Tensão maior no campo

Com mais armas, a tensão também chega ao campo. Em Arari (MA), no ano passado, duas pessoas foram mortas por tiros em áreas de conflitos agrários: Antônio Gonçalves Diniz, 70, e João de Deus Rodrigues, 51.

Antônio foi morto dentro de uma oficina mecânica, no centro da cidade. "Ele aguardava a lavagem da sua moto, quando foi alvejado na cabeça por um dos pistoleiros que, em seguida, fugiram numa moto", conta Geise Praseres, camponesa e militante dos Fóruns e Redes de Cidadania.

Ela explica que a violência sempre foi uma prática usada para intimidar povos vulneráveis no campo.
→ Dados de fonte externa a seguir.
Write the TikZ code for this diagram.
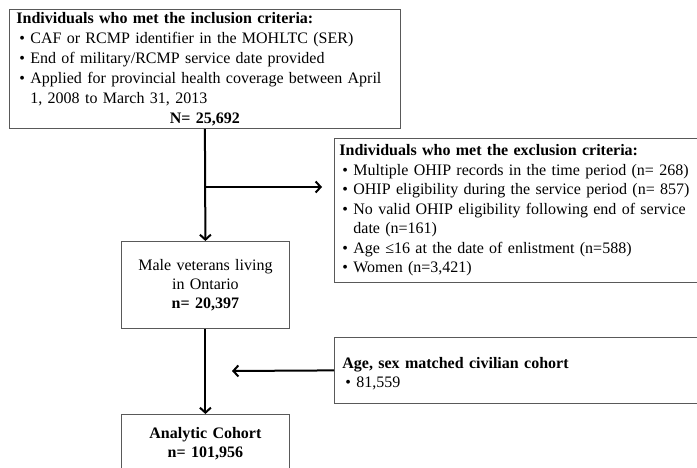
\documentclass[tikz,border=0pt]{standalone}
\usepackage{fontspec}
\setmainfont{Liberation Serif}
\usetikzlibrary{arrows.meta}
\newcommand{\bitem}[1]{\par\hangindent=14pt\hangafter=1\noindent\hspace*{3pt}\makebox[11pt][l]{\textbullet}#1}

\begin{document}
\begin{tikzpicture}[x=1pt,y=-1pt,
  box/.style={draw=black!65,line width=0.8pt,anchor=north west,inner xsep=7pt,inner ysep=0pt,font=\fontsize{16}{19}\selectfont},
  flow/.style={line width=2pt,-{Straight Barb[length=5pt,width=11pt]}}]
\useasboundingbox (0,0) rectangle (697,468);
\clip (0,0) rectangle (697,468);
\node[box,align=left,text width=377pt,minimum height=119pt,font=\fontsize{16}{20}\selectfont] (incl) at (9,9) {\textbf{Individuals who met the inclusion criteria:}
\bitem{CAF or RCMP identifier in the MOHLTC (SER)}
\bitem{End of military/RCMP service date provided}
\bitem{Applied for provincial health coverage between April\newline 1, 2008 to March 31, 2013}
\par{\centering\textbf{N= 25,692}\par}};
\node[box,align=left,text width=380pt,minimum height=144pt,inner xsep=5pt,font=\fontsize{16}{19.5}\selectfont] (excl) at (334,138) {\textbf{Individuals who met the exclusion criteria:}
\bitem{Multiple OHIP records in the time period (n= 268)}
\bitem{OHIP eligibility during the service period (n= 857)}
\bitem{No valid OHIP eligibility following end of service\newline date (n=161)}
\bitem{Age ≤16 at the date of enlistment (n=588)}
\bitem{Women (n=3,421)}};
\node[box,align=center,text width=154pt,minimum height=87pt] (male) at (121,241) {Male veterans living\\in Ontario\\\textbf{n= 20,397}};
\node[box,align=left,text width=380pt,minimum height=66pt,inner xsep=8pt] (civ) at (334,337) {\rule{0pt}{17pt}\textbf{Age, sex matched civilian cohort}
\bitem{81,559}};
\node[box,align=center,text width=154pt,minimum height=59pt] (coh) at (121,414) {\textbf{Analytic Cohort}\\\textbf{n= 101,956}};
\coordinate (split) at (204.5,187);
\coordinate (join) at (232,371);
\draw[flow] (incl.south) -- (male.north);
\draw[flow] (split) -- (excl.west |- split) [shorten >=12pt];
\draw[flow] (male.south) -- (coh.north);
\draw[flow] (civ.west) -- (join);
\end{tikzpicture}
\end{document}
Entretanto, ela diz que o acesso facilitado às armas potencializou os ataques e assassinatos de lideranças camponesas na região. Somente no Maranhão foram oito assassinatos no ano passado.
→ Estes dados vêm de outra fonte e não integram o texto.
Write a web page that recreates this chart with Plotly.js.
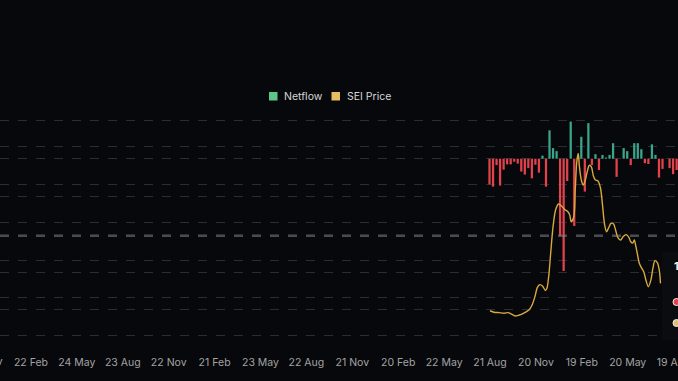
<!DOCTYPE html>
<html>
<head>
<meta charset="utf-8">
<script src="https://cdn.plot.ly/plotly-3.0.1.min.js"></script>
<style>
  html, body { margin: 0; padding: 0; background: #07080c; }
  #chart { width: 678px; height: 381px; }
</style>
</head>
<body>
<div id="chart"></div>
<script>
// Weekly netflow (arbitrary units, hidden axis)
const flowDates = [
  '2023-08-20','2023-08-27','2023-09-03','2023-09-10','2023-09-17','2023-09-24',
  '2023-10-01','2023-10-08','2023-10-15','2023-10-22','2023-10-29',
  '2023-11-05','2023-11-12','2023-11-19','2023-11-26',
  '2023-12-03','2023-12-10','2023-12-17','2023-12-24','2023-12-31',
  '2024-01-07','2024-01-14','2024-01-21','2024-01-28',
  '2024-02-04','2024-02-11','2024-02-18','2024-02-25',
  '2024-03-03','2024-03-10','2024-03-17','2024-03-24','2024-03-31',
  '2024-04-07','2024-04-14','2024-04-21','2024-04-28',
  '2024-05-05','2024-05-12','2024-05-19','2024-05-26',
  '2024-06-02','2024-06-09','2024-06-16','2024-06-23','2024-06-30',
  '2024-07-07','2024-07-14','2024-07-21','2024-07-28',
  '2024-08-04','2024-08-11','2024-08-18','2024-08-25'
];
const netflow = [
  -6.8, -7.4, -1.7, -7.1, -2.9, -1.5, -1.5, -0.8, -1.3, -3.4,
  -4.2, -2.5, -5.2, -1.6, -3.7, 0.8, -7.4, 7.5, 2.8, 2.0,
  -20.4, -29.7, -5.9, 9.8, -17.8, 0, 5.8, -8.7, 9.4, -1.7,
  1.2, -3.0, 1.0, 0.3, 1.0, 4.1, -4.8, 0, 2.8, 2.0,
  -1.7, 4.1, 4.1, 2.5, -1.2, -1.4, 3.8, 1.0, -5.0, -2.7,
  0, -2.5, -4.1, -3.0
];

// SEI price (USD)
const priceDates = [
  '2023-08-21','2023-08-29','2023-09-08','2023-09-18','2023-09-26','2023-10-02',
  '2023-10-10','2023-10-17','2023-10-27','2023-11-06','2023-11-12','2023-11-18',
  '2023-11-23','2023-11-28','2023-12-03','2023-12-09','2023-12-12','2023-12-16',
  '2023-12-19','2023-12-24','2023-12-29','2024-01-04','2024-01-10','2024-01-16',
  '2024-01-22','2024-01-26','2024-01-29','2024-02-03','2024-02-06','2024-02-09',
  '2024-02-12','2024-02-14','2024-02-18','2024-02-22','2024-02-26','2024-03-01',
  '2024-03-05','2024-03-09','2024-03-13','2024-03-17','2024-03-22','2024-03-27',
  '2024-03-31','2024-04-04','2024-04-08','2024-04-12','2024-04-17','2024-04-22',
  '2024-04-26','2024-04-30','2024-05-06','2024-05-11','2024-05-17','2024-05-22',
  '2024-05-26','2024-05-30','2024-06-02','2024-06-05','2024-06-08','2024-06-12',
  '2024-06-17','2024-06-21','2024-06-25','2024-06-30','2024-07-05','2024-07-09',
  '2024-07-13','2024-07-18','2024-07-22','2024-07-24'
];
const price = [
  0.132, 0.124, 0.122, 0.119, 0.122, 0.115,
  0.104, 0.108, 0.119, 0.136, 0.160, 0.206,
  0.256, 0.270, 0.263, 0.239, 0.252, 0.330,
  0.427, 0.577, 0.665, 0.697, 0.686, 0.668,
  0.657, 0.639, 0.603, 0.628, 0.771, 0.919,
  0.964, 0.902, 0.824, 0.797, 0.824, 0.871,
  0.902, 0.893, 0.845, 0.824, 0.819, 0.782,
  0.692, 0.591, 0.550, 0.570, 0.595, 0.591,
  0.559, 0.522, 0.506, 0.525, 0.535, 0.522,
  0.497, 0.490, 0.506, 0.475, 0.435, 0.383,
  0.356, 0.337, 0.295, 0.259, 0.295, 0.357,
  0.397, 0.385, 0.339, 0.277
];

const legendLabels = ['Netflow', 'SEI Price'];

const GREEN = '#3aa58a', RED = '#e2424c', GOLD = '#d9a93c';
const W = 678, H = 381, T = 112, B = 33;
const plotH = H - T - B;
const py = Y => (H - B - Y) / plotH;   // pixel -> paper y
const px = X => X / W;                 // pixel -> paper x

const traces = [
  {
    type: 'bar', x: flowDates, y: netflow, yaxis: 'y',
    marker: { color: netflow.map(v => v >= 0 ? GREEN : RED), line: { width: 0 } },
    showlegend: false, hoverinfo: 'skip'
  },
  {
    type: 'scatter', mode: 'lines', x: priceDates, y: price, yaxis: 'y2',
    line: { color: GOLD, width: 1.4, shape: 'spline', smoothing: 0.8 },
    showlegend: false, hoverinfo: 'skip'
  }
];

const gridColor = '#2a2d33';
const layout = {
  width: W, height: H,
  margin: { l: 0, r: 0, t: T, b: B, pad: 0 },
  paper_bgcolor: '#07080c', plot_bgcolor: '#07080c',
  bargap: 0.36,
  showlegend: false,
  font: { family: 'Inter, "Noto Sans", sans-serif', color: '#a3a3a3', size: 10 },
  xaxis: {
    type: 'date',
    range: ['2020-12-22 13:00', '2024-08-27 17:00'],
    tick0: '2021-02-22', dtick: 91 * 86400000,
    tickformat: '%d %b',
    showgrid: false, zeroline: false, showline: false,
    ticks: '', ticklabelstandoff: 6, ticklabeloverflow: 'allow',
    tickfont: { size: 10.5, color: '#a3a3a3' }
  },
  yaxis: {
    range: [-50.08, 12.35], dtick: 10, tick0: 0,
    showticklabels: false, zeroline: false,
    showgrid: true, gridcolor: gridColor, griddash: 'dash', gridwidth: 1
  },
  yaxis2: {
    overlaying: 'y', side: 'right',
    range: [-0.0651, 1.1836], dtick: 0.2, tick0: 0,
    showticklabels: false, zeroline: false,
    showgrid: true, gridcolor: gridColor, griddash: 'dash', gridwidth: 1
  },
  shapes: [
    // hover crosshair
    { type: 'line', xref: 'paper', yref: 'paper', x0: 0, x1: 1, y0: py(236), y1: py(236),
      line: { color: '#8f8f8f', width: 1, dash: 'dash' } },
    // partial tooltip box at right edge
    { type: 'rect', xref: 'paper', yref: 'paper', x0: px(662), x1: px(690), y0: py(340), y1: py(252),
      fillcolor: '#0a0c10', line: { width: 0 } },
    { type: 'circle', xref: 'paper', yref: 'paper', x0: px(673), x1: px(680), y0: py(305.5), y1: py(298.5),
      fillcolor: '#e2424c', line: { color: '#f0f0f0', width: 1 } },
    { type: 'circle', xref: 'paper', yref: 'paper', x0: px(673), x1: px(680), y0: py(326.5), y1: py(319.5),
      fillcolor: '#e0c070', line: { color: '#f0f0f0', width: 1 } },
    // legend swatches
    { type: 'rect', xref: 'paper', yref: 'paper', x0: px(269), x1: px(277.5), y0: py(100.5), y1: py(92),
      fillcolor: '#5ec48c', line: { width: 0 } },
    { type: 'rect', xref: 'paper', yref: 'paper', x0: px(331.5), x1: px(340), y0: py(100.5), y1: py(92),
      fillcolor: '#e6bd5f', line: { width: 0 } }
  ],
  annotations: [
    { xref: 'paper', yref: 'paper', x: px(281.5), y: py(96.5), xanchor: 'left', yanchor: 'middle',
      text: legendLabels[0], showarrow: false, font: { size: 10.5, color: '#d6d6d6' } },
    { xref: 'paper', yref: 'paper', x: px(344.5), y: py(96.5), xanchor: 'left', yanchor: 'middle',
      text: legendLabels[1], showarrow: false, font: { size: 10.5, color: '#d6d6d6' } },
    { xref: 'paper', yref: 'paper', x: px(676), y: py(266), xanchor: 'center', yanchor: 'middle',
      text: '<b>1</b>', showarrow: false, font: { size: 11, color: '#f2f2f2' } },
    { xref: 'paper', yref: 'paper', x: px(-15), y: py(361), xanchor: 'center', yanchor: 'middle',
      text: '23 Nov', showarrow: false, font: { size: 10.5, color: '#a3a3a3' } }
  ]
};

Plotly.newPlot('chart', traces, layout, { displayModeBar: false, staticPlot: true });
</script>
</body>
</html>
As pesquisas mostram que a venda de armas no Brasil cresceu, mas essas armas só estão nas mãos de fazendeiros –que as utilizam para ampliar os grupos de jagunços no campo. Alguns deles, inclusive, são policiais e têm acesso facilitado a armas. Geise Praseres, camponesa e militante dos Fóruns e Redes de Cidadania

Mais armas desde 2019

A escalada do armamento na mão de civis tem sido uma tônica do governo Jair Bolsonaro, que defende abertamente que as pessoas tenham o direito de estar armadas. O número de armas registradas por ano pelo Exército para CACs saltou 24 vezes em seis anos, com 257 mil registros em 2021.

Ainda em 2021, a PF (Polícia Federal) registrou 188 mil novas armas no Sinarm (Sistema Nacional de Armas), sendo 143 mil destinadas a cidadãos que pediram posse e porte para autodefesa.
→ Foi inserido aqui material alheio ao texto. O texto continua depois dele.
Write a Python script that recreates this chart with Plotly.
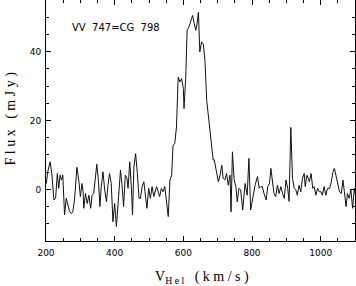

Neste governo, houve uma facilidade no acesso a armas e munição para os CACs. Desde 2019, ao menos 14 portarias e dez decretos foram publicados, com novas regras para aquisição de armas e munições para os CACs.

Em reportagem recente, a Folha informou que o Exército não sabe informar detalhes sobre o acervo de armas para especificar, por exemplo, quantas são de mão ou quantas são de maior calibre.

A coluna procurou o Ministério da Justiça e Segurança Pública para que explicasse as políticas públicas que adota para controle no uso e redução da mortalidade por armas de fogo, mas não recebeu resposta.